The adage that time is money has convinced a handful of adventurous Mid-South rice producers to convert acreage to a row rice production system.

This year’s challenging early season field conditions led to the decision to plant row rice, says Johnathon Morris, retailer-consultant with Tri County Coop in Brinkley, Arkansas. “Because of the excessive rainfall we received, field prep was essentially zero going into planting season,” he says.

Traditional rice acreage is often converted to row rice because the system saves time and labor. “In fields requiring contour levees, row rice production can save a grower substantial time by negating the need to build levees,” Morris says.

Although row rice offers front-end savings, eliminating the permanent flood creates new challenges, including nitrogen management and weed control.

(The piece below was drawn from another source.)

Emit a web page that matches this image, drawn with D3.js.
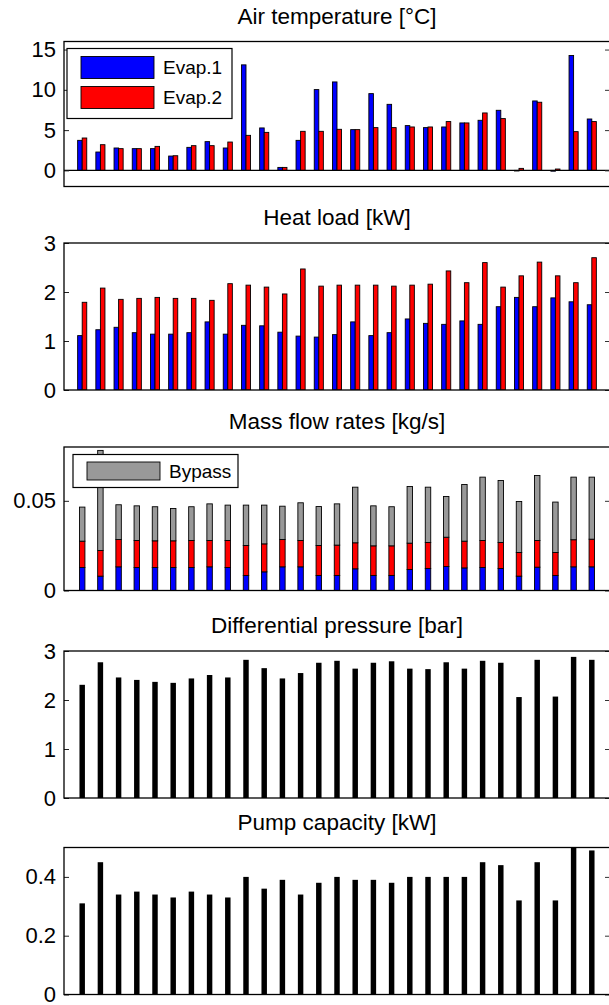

Controlled by the permanent flood, weeds such as Palmer amaranth (pigweed) are rarely a problem in conventional rice production. That changes in a row rice production system.

“With row rice, you are completely changing the whole environment of rice production,” Morris says. “The flood pretty well handles our pigweed population. Without that flood, you’re looking at heavier weed pressure and additional grass pressure. It’s a challenge until you can get the rice to canopy.”

For row rice weed control, Morris recommends starting with multiple applications of residual herbicides followed by a tank-mix application including Loyant® herbicide before irrigation begins.

“Loyant helps a lot with the added weed pressure that comes with the row rice system. There are fields where pigweed control would be impossible without Loyant,” Morris adds.

With the addition of Loyant with Rinskor™ active to a row rice production system, control of broadleaf weeds, sedges and grasses is improved.